*Your objective*.
Could you retype the lines below, starting at the line holding "Write the Plotly code for this chart." and stopping at the line holding "y=vals, name=name, marker_color=c))", inclusive? Copy them exactly and drop the images.

*Input records*.
'''

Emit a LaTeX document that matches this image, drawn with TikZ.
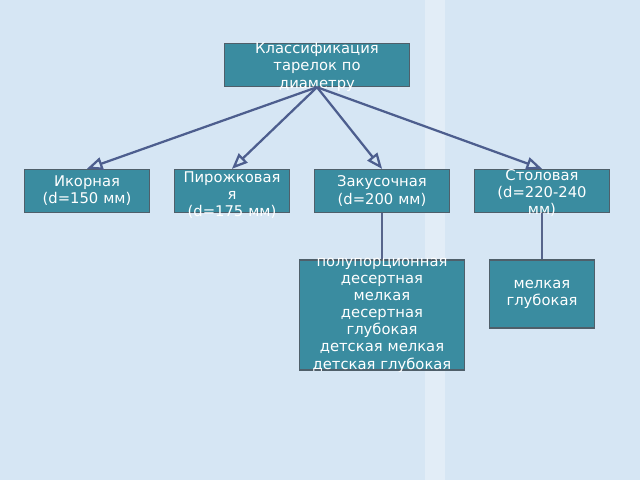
\documentclass[tikz,border=0pt]{standalone}
\usepackage{fontspec}
\setmainfont{DejaVu Sans}
\usetikzlibrary{arrows,calc}
\definecolor{bgblue}{HTML}{D6E6F4}
\definecolor{boxfill}{HTML}{3A8CA0}
\definecolor{boxline}{HTML}{4F5F6A}
\definecolor{arrline}{HTML}{4D5E8E}
\tikzset{box/.style={draw=boxline,line width=1pt,fill=boxfill,inner sep=0pt}}
\tikzset{txt/.style={text=white,align=center,inner sep=0pt,font=\fontsize{10.5}{12.2}\selectfont}}
\tikzset{conn/.style={draw=arrline,line width=1.6pt,-open triangle 45}}
\tikzset{link/.style={draw=arrline!80!gray,line width=1.2pt}}

\begin{document}
\begin{tikzpicture}[x=0.025cm,y=-0.025cm]
            \fill[bgblue] (0,0) rectangle (640,480);
            \fill[white,opacity=0.3] (425,0) rectangle (445,480);
            \useasboundingbox (0,0) rectangle (640,480);
            % boxes
            \node[box,minimum width=4.625cm,minimum height=1.075cm] (top) at (317,65) {};
            \node[box,minimum width=3.125cm,minimum height=1.075cm] (ikor) at (87,191) {};
            \node[box,minimum width=2.875cm,minimum height=1.075cm] (pir) at (232,191) {};
            \node[box,minimum width=3.375cm,minimum height=1.075cm] (zak) at (382,191) {};
            \node[box,minimum width=3.375cm,minimum height=1.075cm] (stol) at (542,191) {};
            \node[box,minimum width=4.125cm,minimum height=2.75cm] (des) at (382,315) {};
            \node[box,minimum width=2.625cm,minimum height=1.7cm] (glub) at (542,294) {};
            % texts
            \node[txt,text width=4cm] at ($(top)+(0,2)$) {Классификация\\тарелок по\\диаметру};
            \node[txt,text width=3cm] at (ikor) {Икорная\\(d=150 мм)};
            \node[txt,text width=2.7cm] at ($(pir)+(0,4)$) {Пирожковая\\я\\(d=175 мм)};
            \node[txt,text width=3.2cm] at (zak) {Закусочная\\(d=200 мм)};
            \node[txt,text width=3.2cm] at ($(stol)+(0,2)$) {Столовая\\(d=220-240\\мм)};
            \node[txt,text width=4.1cm] at (des) {полупорционная\\десертная\\мелкая\\десертная\\глубокая\\детская мелкая\\детская глубокая};
            \node[txt,text width=2.5cm] at (glub) {мелкая\\глубокая};
            % connectors
            \draw[conn] (top.south) -- (ikor.north);
            \draw[conn] (top.south) -- (pir.north);
            \draw[conn] (top.south) -- (zak.north);
            \draw[conn] (top.south) -- (stol.north);
            \draw[link] (zak.south) -- (des.north);
            \draw[link] (stol.south) -- (glub.north);
          \end{tikzpicture}
\end{document}
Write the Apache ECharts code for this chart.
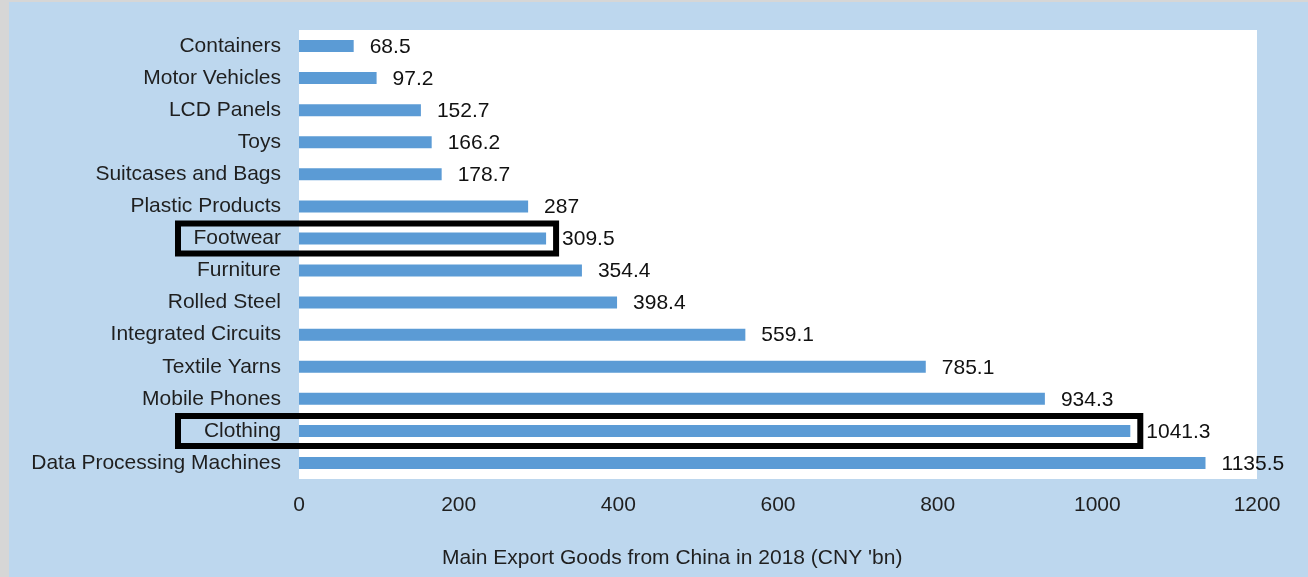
<!DOCTYPE html>
<html>
<head>
<meta charset="utf-8">
<script src="https://cdn.jsdelivr.net/npm/echarts@6/dist/echarts.min.js"></script>
<style>
html,body{margin:0;padding:0;background:#d6d6d6;width:1308px;height:577px;overflow:hidden;}
#chart{position:absolute;left:9px;top:2px;width:1299px;height:575px;}
</style>
</head>
<body>
<div id="chart"></div>
<script>
const categories = ["Containers","Motor Vehicles","LCD Panels","Toys","Suitcases and Bags","Plastic Products","Footwear","Furniture","Rolled Steel","Integrated Circuits","Textile Yarns","Mobile Phones","Clothing","Data Processing Machines"];
const values = [68.5,97.2,152.7,166.2,178.7,287,309.5,354.4,398.4,559.1,785.1,934.3,1041.3,1135.5];
const highlighted = ["Footwear","Clothing"];
const axisTitle = "Main Export Goods from China in 2018 (CNY 'bn)";
const FONT = "'Liberation Sans', Arial, sans-serif";

const chart = echarts.init(document.getElementById('chart'));
chart.setOption({
  backgroundColor: '#BDD7EE',
  animation: false,
  title: {
    text: axisTitle,
    left: 428, top: 541,
    textStyle: {fontFamily: FONT, fontSize: 21, fontWeight: 'normal', color: '#1f1f1f'}
  },
  grid: {left: 290, right: 51, top: 28, bottom: 98, show: true, backgroundColor: '#fff', borderWidth: 0},
  xAxis: {
    type: 'value', min: 0, max: 1200, interval: 200,
    axisLine: {show: false}, axisTick: {show: false}, splitLine: {show: false},
    axisLabel: {fontFamily: FONT, fontSize: 21, color: '#1f1f1f', margin: 16, formatter: v => String(v)}
  },
  yAxis: {
    type: 'category', data: categories, inverse: true,
    axisLine: {show: false}, axisTick: {show: false}, splitLine: {show: false},
    axisLabel: {fontFamily: FONT, fontSize: 21, color: '#1f1f1f', margin: 18}
  },
  series: [{
    type: 'bar', data: values, barWidth: 12,
    itemStyle: {color: '#5B9BD5'},
    label: {show: true, position: 'right', distance: 16, fontFamily: FONT, fontSize: 21, color: '#111', offset: [0, 1]}
  }]
});

const boxes = highlighted.map(name => {
  const i = categories.indexOf(name);
  const p = chart.convertToPixel({gridIndex: 0}, [values[i], name]);
  const x0 = 169;
  return {
    type: 'rect', z: 100,
    shape: {x: x0, y: p[1] - 15, width: p[0] + 10 - x0, height: 30},
    style: {fill: 'none', stroke: '#000', lineWidth: 6}
  };
});
chart.setOption({graphic: boxes});
</script>
</body>
</html>
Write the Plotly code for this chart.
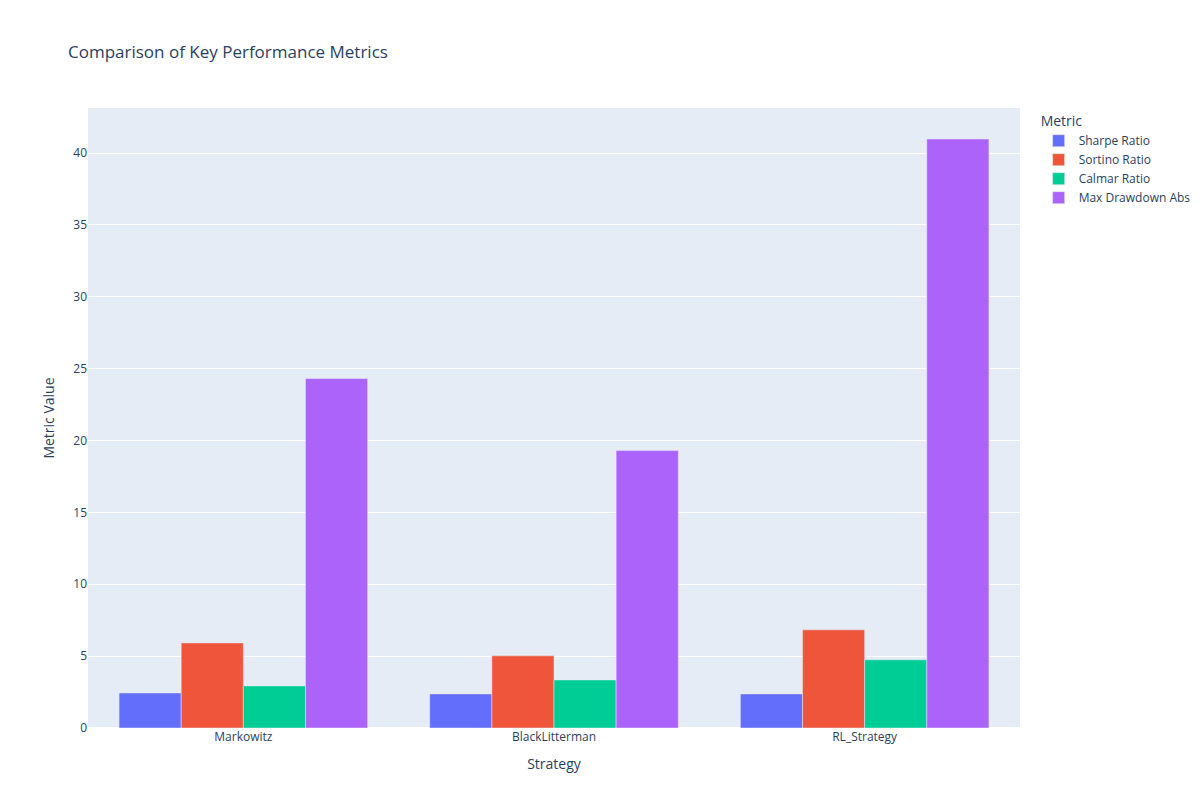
import plotly.graph_objects as go

strategies = ["Markowitz", "BlackLitterman", "RL_Strategy"]
metrics = ["Sharpe Ratio", "Sortino Ratio", "Calmar Ratio", "Max Drawdown Abs"]
sharpe = [2.44, 2.37, 2.37]
sortino = [5.92, 5.02, 6.83]
calmar = [2.93, 3.34, 4.74]
max_dd = [24.32, 19.3, 40.98]
colors = ["#636efa", "#EF553B", "#00cc96", "#ab63fa"]

fig = go.Figure()
for name, vals, c in zip(metrics, [sharpe, sortino, calmar, max_dd], colors):
    fig.add_trace(go.Bar(x=strategies, y=vals, name=name, marker_color=c))

fig.update_layout(
    template="plotly",
    barmode="group",
    title="Comparison of Key Performance Metrics",
    xaxis_title="Strategy",
    yaxis_title="Metric Value",
    legend_title_text="Metric",
    width=1200, height=800,
)
fig.write_html("out.html")
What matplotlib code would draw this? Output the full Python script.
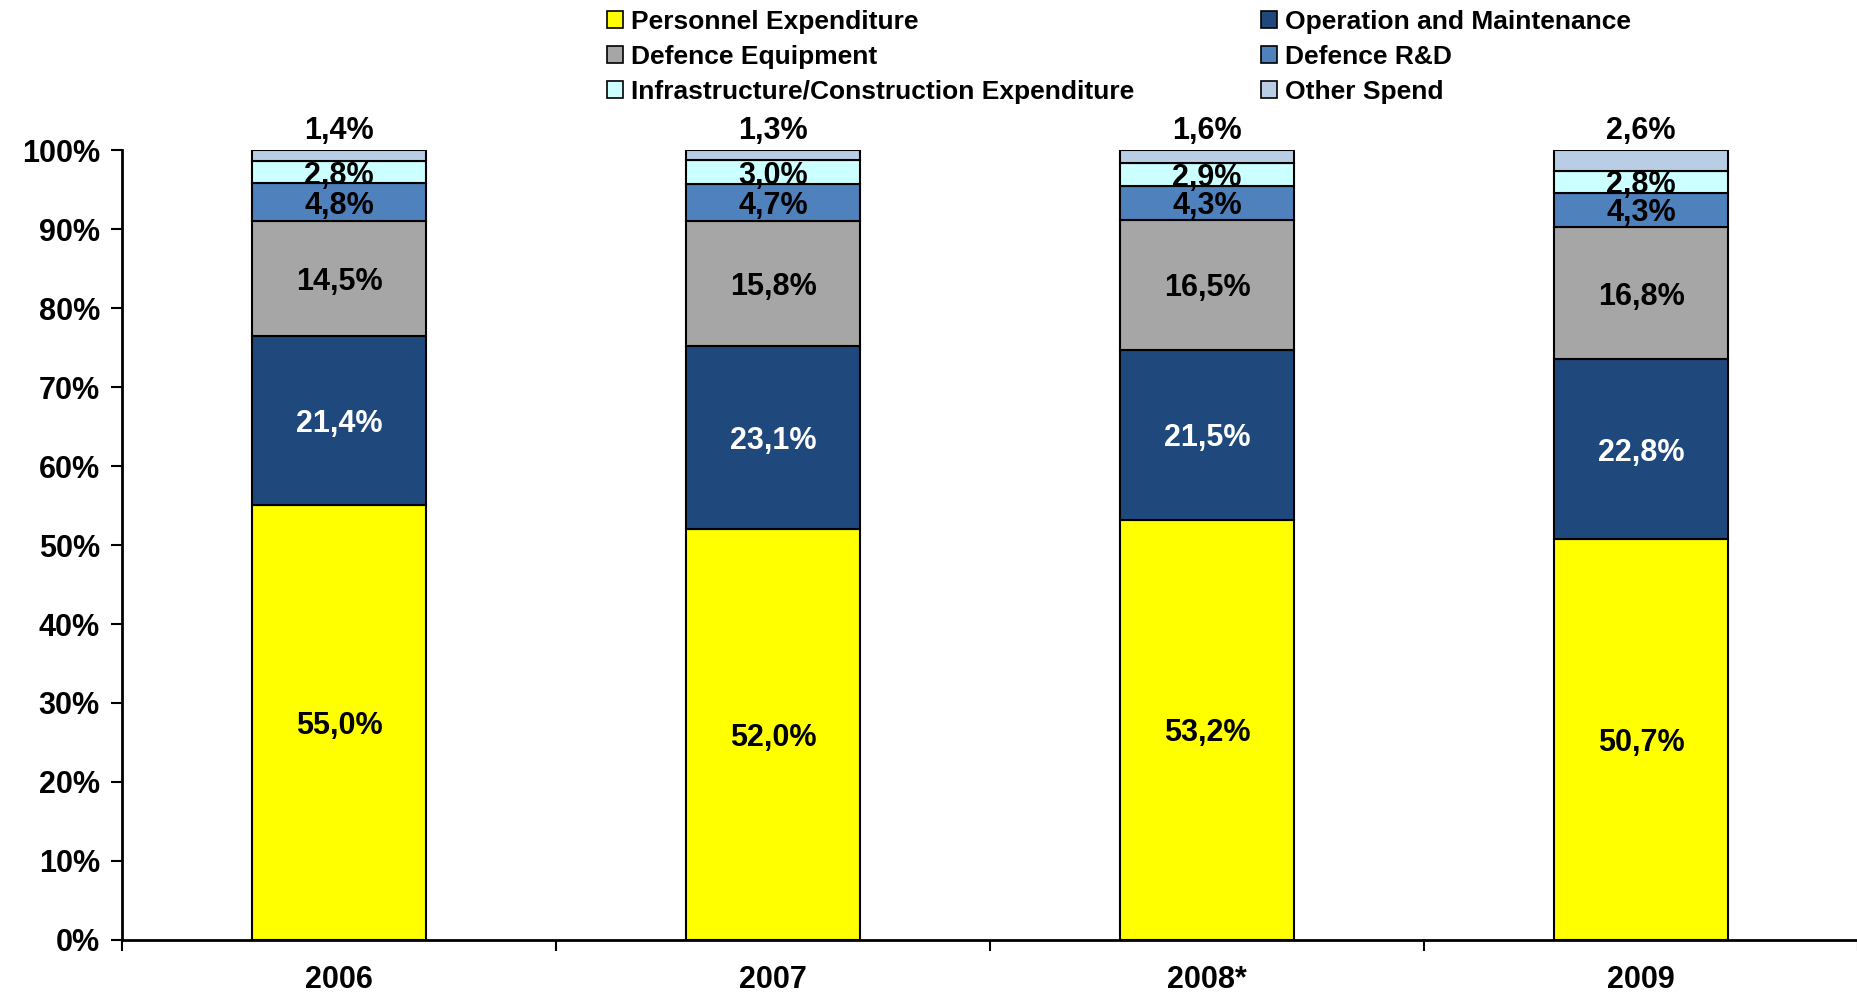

'''

*Result*.
Write the Plotly code for this chart.
import plotly.graph_objects as go

strategies = ["Markowitz", "BlackLitterman", "RL_Strategy"]
metrics = ["Sharpe Ratio", "Sortino Ratio", "Calmar Ratio", "Max Drawdown Abs"]
sharpe = [2.44, 2.37, 2.37]
sortino = [5.92, 5.02, 6.83]
calmar = [2.93, 3.34, 4.74]
max_dd = [24.32, 19.3, 40.98]
colors = ["#636efa", "#EF553B", "#00cc96", "#ab63fa"]

fig = go.Figure()
for name, vals, c in zip(metrics, [sharpe, sortino, calmar, max_dd], colors):
    fig.add_trace(go.Bar(x=strategies, y=vals, name=name, marker_color=c))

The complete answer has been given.